Visas for the UK have gotten substantially harder to get in recent years, due to lovely (ha) conservative politics and fears about immigrants stealing jobs. I wouldn't bank on this option working out.

Seattle is fantastic and a good fit for both those kinds of work. Also beautiful and fun with lots of different cultural stuff to do. I loved it and moved away only because of my husband.
posted by shattersock at 11:19 AM on February 9, 2014

Go visit Vegas before deciding, since you've never been. I lived there for a while, thinking I would haaaate the desert, (my thing is I hate being land-locked-- I love the sea and I like green) but I actually really liked it. It was different to how I imagined the desert-- kinda red and pretty and mountainy (by way comparison, AZ's and CA's scrub-like desert parts, I really didn't like however). The suburb-y areas were quite nice, and it was a lot more pleasant than I thought. Also I loved the strip. In the end, it was my favourite state -- but I never visited the green states I wanted to like OR or WA, and in an ideal world I would have wanted to live there (but then I hate the rain, so...)

I'm weird though, It was the middle of summer and yet somehow I could stomach the 100F heat in NV every day, though. It's because I tend to really like dry heat.

Plan a trip, look at suburbs there and see. Do you want this move to be permanent?

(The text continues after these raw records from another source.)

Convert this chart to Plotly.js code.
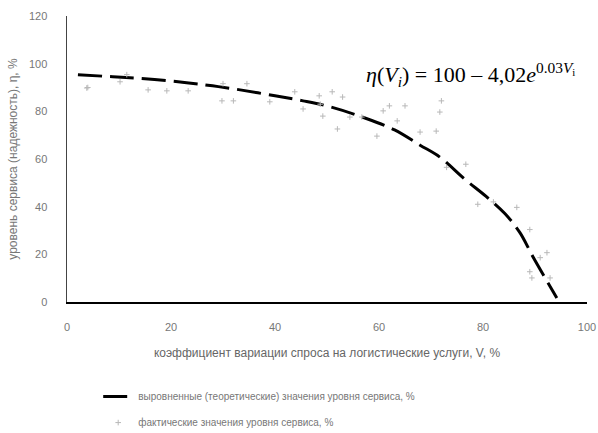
<!DOCTYPE html>
<html>
<head>
<meta charset="utf-8">
<script src="https://cdn.plot.ly/plotly-3.0.1.min.js"></script>
<style>html,body{margin:0;padding:0;background:#fff;}#chart{width:598px;height:433px;}</style>
</head>
<body>
<div id="chart"></div>
<script>
// Trend (theoretical) curve
const trendV   = [2.1, 8.8, 15, 23, 28, 33.3, 40, 45.4, 50.6, 57.3, 63, 67.9, 71.7, 76.5, 80.6, 84.2, 87.1, 89.6, 94.2];
const trendEta = [95.4, 94.5, 93.7, 92, 90.7, 89, 86.5, 84.4, 81.9, 77.2, 72.2, 65.8, 60.8, 51.5, 44.3, 37.1, 29.1, 19, 1.7];

const factV   = [3.8, 4, 10.2, 11.5, 15.6, 19.2, 23.3, 29.8, 30, 32, 34.6, 39, 43.8, 45.4, 48.5, 48.7, 49.2, 51, 52, 53, 54.4, 56.7, 59.6, 60.8, 62, 63.5, 65, 67.9, 71, 71.7, 72, 73, 76.7, 79, 82, 86.5, 89, 89, 89.4, 91, 92.3, 92.9];
const factEta = [89.8, 90, 92.4, 95.4, 89, 88.6, 88.6, 84.4, 91.6, 84.4, 91.6, 84, 88.2, 81, 86.5, 83, 78, 88.2, 72.6, 86, 77.6, 77.6, 69.6, 80.2, 82.3, 76, 82.3, 71.3, 71.7, 79.7, 84.4, 56.5, 57.8, 41, 42, 39.7, 30.4, 12.7, 10.1, 18.6, 20.7, 10.1];

const xTicks = [0, 20, 40, 60, 80, 100];
const yTicks = [0, 20, 40, 60, 80, 100, 120];

const labels = {
  trend: 'выровненные (теоретические) значения уровня сервиса, %',
  fact: 'фактические значения уровня сервиса, %',
  xTitle: 'коэффициент вариации спроса на логистические услуги, V, %',
  yTitle: 'уровень сервиса (надежность), η, %',
  formula: '<i>η</i>(<i>V<sub>i</sub></i>) = 100 – 4,02<i>e</i><sup>0.03<i>V</i><sub>i</sub></sup>'
};

const traces = [
  {
    x: trendV, y: trendEta, type: 'scatter', mode: 'lines', name: labels.trend,
    legendgroup: 'a',
    line: {color: '#000', width: 3, shape: 'spline', dash: '24px,8px'}
  },
  {
    x: factV, y: factEta, type: 'scatter', mode: 'markers', name: labels.fact,
    legendgroup: 'b',
    marker: {color: '#b8b8b8', size: 4, symbol: 'cross-thin-open', line: {color: '#b8b8b8', width: 1}}
  }
];

const layout = {
  width: 598, height: 433,
  margin: {l: 67, r: 11, t: 16, b: 131, autoexpand: false},
  paper_bgcolor: '#fff', plot_bgcolor: '#fff',
  font: {family: 'Liberation Sans, Arial, sans-serif', color: '#666', size: 11},
  showlegend: true,
  legend: {
    x: 0.06, y: -0.28, xanchor: 'left', yanchor: 'top',
    orientation: 'v', tracegroupgap: 7,
    font: {size: 10, color: '#777'}, bgcolor: 'rgba(0,0,0,0)'
  },
  xaxis: {
    range: [0, 100], tickvals: xTicks, ticktext: xTicks.map(String),
    automargin: false,
    showgrid: false, zeroline: false, showline: true, linecolor: '#000', linewidth: 2,
    ticks: '', ticklabelstandoff: 14, tickfont: {size: 11, color: '#777'},
    title: {text: labels.xTitle, font: {size: 12, color: '#666'}, standoff: 16}
  },
  yaxis: {
    range: [0, 120], tickvals: yTicks, ticktext: yTicks.map(String),
    automargin: false,
    showgrid: false, zeroline: false, showline: true, linecolor: '#444', linewidth: 1.5,
    ticks: '', ticklabelstandoff: 16, tickfont: {size: 11, color: '#777'},
    title: {text: labels.yTitle, font: {size: 12, color: '#777'}, standoff: 8}
  },
  annotations: [{
    x: 77.5, y: 95.5, xref: 'x', yref: 'y', showarrow: false,
    text: labels.formula,
    font: {family: 'Liberation Serif, Times New Roman, serif', size: 22, color: '#000'}
  }]
};

Plotly.newPlot('chart', traces, layout, {displayModeBar: false, staticPlot: true});
</script>
</body>
</html>
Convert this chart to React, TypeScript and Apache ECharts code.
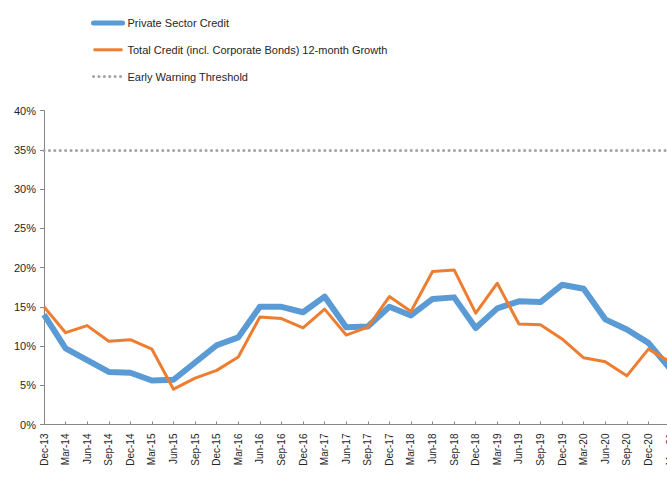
import React, { useEffect, useRef } from "react";
import * as echarts from "echarts";

const categories = [
  "Dec-13", "Mar-14", "Jun-14", "Sep-14", "Dec-14", "Mar-15", "Jun-15", "Sep-15",
  "Dec-15", "Mar-16", "Jun-16", "Sep-16", "Dec-16", "Mar-17", "Jun-17", "Sep-17",
  "Dec-17", "Mar-18", "Jun-18", "Sep-18", "Dec-18", "Mar-19", "Jun-19", "Sep-19",
  "Dec-19", "Mar-20", "Jun-20", "Sep-20", "Dec-20", "Mar-21",
];

const privateSectorCredit = [
  14.0, 9.7, 8.2, 6.7, 6.6, 5.6, 5.7, 7.9, 10.1, 11.1, 15.0, 15.0, 14.3, 16.3, 12.4,
  12.5, 15.0, 13.9, 16.0, 16.2, 12.3, 14.8, 15.7, 15.6, 17.8, 17.3, 13.4, 12.1, 10.4, 7.1,
];

const totalCredit = [
  15.0, 11.7, 12.6, 10.6, 10.8, 9.6, 4.5, 5.9, 6.9, 8.6, 13.7, 13.5, 12.3, 14.7, 11.4,
  12.4, 16.3, 14.4, 19.5, 19.7, 14.2, 18.0, 12.8, 12.7, 10.9, 8.5, 8.0, 6.2, 9.6, 8.0,
];

const earlyWarningThreshold = 35;

const yTicks = { min: 0, max: 40, interval: 5 };

const seriesNames = [
  "Private Sector Credit",
  "Total Credit (incl. Corporate Bonds) 12-month Growth",
  "Early Warning Threshold",
];

const FONT = "'Liberation Sans', Arial, sans-serif";
const TEXT = "#262626";
const AXIS = "#868686";
const BLUE = "#5B9BD5";
const ORANGE = "#ED7D31";
const GREY = "#A5A5A5";
const DOTS = [0.1, 5.3];
const HIDDEN_SYMBOL = { opacity: 0, color: "transparent", borderWidth: 0 };

export default function App() {
  const ref = useRef<HTMLDivElement>(null);

  useEffect(() => {
    if (!ref.current) return;
    const chart = echarts.init(ref.current, null, { renderer: "svg" });
    chart.setOption({
      animation: false,
      backgroundColor: "#ffffff",
      textStyle: { fontFamily: FONT },
      legend: {
        orient: "vertical",
        left: 91,
        top: 17.5,
        padding: 0,
        itemWidth: 29,
        itemHeight: 14,
        itemGap: 15.5,
        selectedMode: false,
        textStyle: { fontSize: 11, color: TEXT, fontFamily: FONT },
        data: [
          { name: seriesNames[0], lineStyle: { width: 5, cap: "round" }, itemStyle: HIDDEN_SYMBOL },
          { name: seriesNames[1], lineStyle: { width: 3 }, itemStyle: HIDDEN_SYMBOL },
          { name: seriesNames[2], lineStyle: { width: 3, cap: "round" }, itemStyle: HIDDEN_SYMBOL },
        ],
      },
      grid: {
        left: 44,
        right: -3,
        top: 110.6,
        bottom: 62.5,
        containLabel: false,
        outerBoundsMode: "none",
      },
      xAxis: {
        type: "category",
        data: categories,
        boundaryGap: false,
        axisLine: { lineStyle: { color: AXIS, width: 1 } },
        axisTick: { show: true, inside: true, length: 3, interval: 0, lineStyle: { color: AXIS } },
        axisLabel: {
          rotate: 90,
          interval: 0,
          fontSize: 10,
          margin: 9,
          color: TEXT,
          fontFamily: FONT,
          hideOverlap: false,
        },
        splitLine: { show: false },
      },
      yAxis: {
        type: "value",
        min: yTicks.min,
        max: yTicks.max,
        interval: yTicks.interval,
        axisLine: { show: true, lineStyle: { color: AXIS, width: 1 } },
        axisTick: { show: true, inside: false, length: 4, lineStyle: { color: AXIS } },
        axisLabel: {
          formatter: "{value}%",
          fontSize: 11,
          margin: 8,
          color: TEXT,
          fontFamily: FONT,
        },
        splitLine: { show: false },
      },
      series: [
        {
          name: seriesNames[0],
          type: "line",
          data: privateSectorCredit,
          symbol: "none",
          color: BLUE,
          lineStyle: { color: BLUE, width: 6, join: "round" },
          z: 2,
        },
        {
          name: seriesNames[1],
          type: "line",
          data: totalCredit,
          symbol: "none",
          color: ORANGE,
          lineStyle: { color: ORANGE, width: 3, join: "round" },
          z: 3,
        },
        {
          name: seriesNames[2],
          type: "line",
          data: [],
          symbol: "none",
          color: GREY,
          lineStyle: { color: GREY, width: 3, type: DOTS, cap: "round" },
          markLine: {
            silent: true,
            symbol: ["none", "none"],
            label: { show: false },
            lineStyle: { color: GREY, width: 3, type: DOTS, cap: "round" },
            data: [{ yAxis: earlyWarningThreshold }],
          },
          z: 1,
        },
      ],
    });
    return () => chart.dispose();
  }, []);

  return (
    <div
      ref={ref}
      style={{ position: "absolute", left: 0, top: 0, width: 667, height: 487 }}
    />
  );
}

In which case it's probably a bad idea (I don't think I could live in Vegas forever) but for 5 or so years, for the sake of money and establishing ones self, I totally could.

Reno might be a good compromise. You could visit both and get a good idea. (I hear Reno can be boring though).

Definitely look into what kind of weather is important to you, though. You don't seem to specify where you are now, but if you're somewhere really moderate, moving north may be a bit of a shock. I love the green of Seattle and Portland and such, but it rains a LOT there, and is cold a lot. I hear it has humid spots sometimes. Extreme cold and humidity tends to depress me, so, it's a compromise between pretty green things and freezing my butt off.
posted by Dimes at 10:47 PM on February 9, 2014

What I'd do is this: as your criteria are more in the realm of amenities and his is more in the realm of employment, I'd say for you to give him a list of areas you'd be happy living in. He then does due diligence and tries to find employment in any of those areas. Whichever area pops for him to find a job in, you move.

I'd also put in a drop-dead date for either you mutually move to Seattle (as the negatives seem to be smaller than anywhere else) or call it if he hasn't found a new position. Otherwise, you run into the inertia issue where you're hanging on miserable just waiting for the brass ring to pop for him.
posted by skittlekicks at 12:13 PM on February 10, 2014

I want to mark all of the Seattle-favoring options best, but I'm biased. :) Y'all are right that we need to visit, but that doesn't sync up well with both of us trying to get out of grad school, so...

We talked about it some more and are going to stay here for a while (~year) to buy some more time to look for jobs / see where his company is heading. I'm taking the Bay Area, Denver, and Juneau recs under advisement.